I didn’t know about Gish when it was released. I had never heard of Smashing Pumpkins until I got to the very end of … you guessed it … the Singles soundtrack. The last song on the album is “Drown.” It’s 8:17 seconds long and I listened to every note of that song about a billion times. I knew every lilt in Billy Corgan’s voice. I knew every little plink of the guitars, and most importantly to me, I knew every little drum hit and fill as Jimmy Chamberlin blew my mind how he could make his way around a drum set. Hell, the end of the song that’s just a wash of guitar noise? I know each and every feedback note to this day until it finally fades out.

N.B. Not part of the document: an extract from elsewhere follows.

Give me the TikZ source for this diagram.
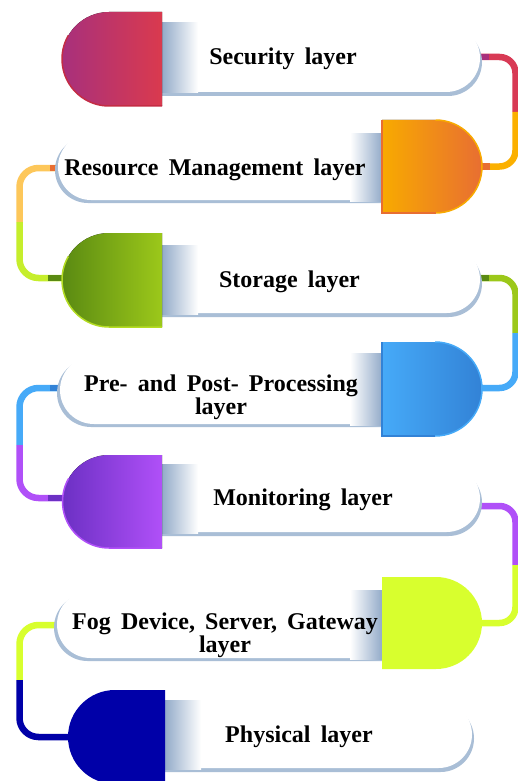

The moment in “Drown” though? Every great song has a moment, and the moment in “Drown” is right about 2:14 when the song kicks into gear and the guitar solos and drum solos start blaring. I probably injured my ears permanently blasting that song on my Discman in the basement as I did my best to recreate all the drum hits that Jimmy Chamberlin executes flawlessly in that song. The dynamics of how he brings it down and then absolutely owns the song at the 3:45 point is just sublime. The only thing that pisses me off is that the full 8+ minute version of the song isn’t on Spotify. The Pumpkins’ Greatest Hits record has a 4:30 version, but it’s just not the same.
So, yeah. “Drown.” That caused me to go back and buy Gish and I fell in love with that album too. There are lots of great songs on there, but I found that same “Drown” magic in the third track, “Rhinocerous.” It’s over six minutes long and the dynamics are perfect. It builds, it explodes, it meanders. It’s just a perfect song and I loved it and the whole record sometime in 1992.
“But Craig, I thought this essay was about Siamese Dream! Why are you going through their entire career in this level of detail?”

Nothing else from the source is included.